Question Type:
Match the Reasoning
Stimulus Breakdown:
Conclusion: T won't be able to file on time.
Evidence:
Filing on time ---requires--> acct prepares it AND acct does not ask for add'l docs.
If acct. prepares it --> acct. WILL ask for add'l docs.
Answer Anticipation:
Sound argument. The 1st sentence gives us some thing, X, that has two requirements, A and B. But then we learn that if A occurs, then B will not occur. So clearly, X is not achievable. I would be looking for two premises: both condiitonal. One of them needs to have an "and" on the right side. If X, then A and B. The other conditional needs to make A and B seem mutually exclusive. And then the conclusion will say not-X.
Correct Answer:
E
Answer Choice Analysis:
(A) Bail early. There's no "X --> A and B" conditional.
(B) Bail early. There's no "X --> A and B" conditional.
(C) Bail early. There's no "X --> A and B" conditional.
(D) Bail early. There's no "X --> A and B" conditional.
(E) Yes! Relaxing vacation (X) ---requires---> well behaved kids (A) and no suspicion (B). And the 2nd premise says that (A) and (B) are mutually exclusive. And the conclusion says "not relaxing vacation".

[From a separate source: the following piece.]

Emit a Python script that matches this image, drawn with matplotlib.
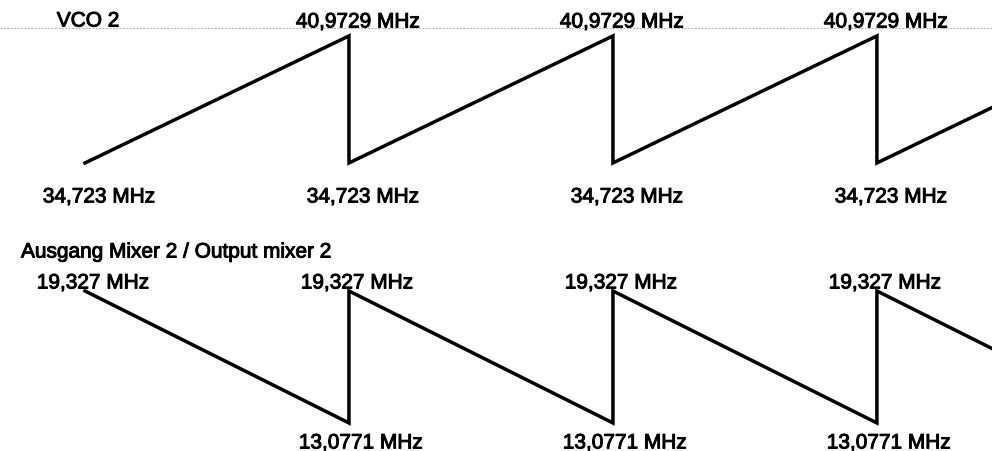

Takeaway/Pattern: When the original argument uses conditional logic or any other highly symbolic form of deriving its conclusion (f.e. quantified logic, like "most + most"), then we can really aggressively read the answer choices intially seeing if they even have the symbolic ingredients we need, before we think any harder about them. The most signature symbolic ingredient in this argument was its first premise: "X --> A and B". It's easy to read for a conditional with an "and" on the consequence. A through D did not have that, so very little time should have been spent looking at them. We shouldn't have made it to the end of any of them. Once we see the "and" conditional we were craving in E, we can't just pick it, but we can thoughtfully confirm it matches and then pick it.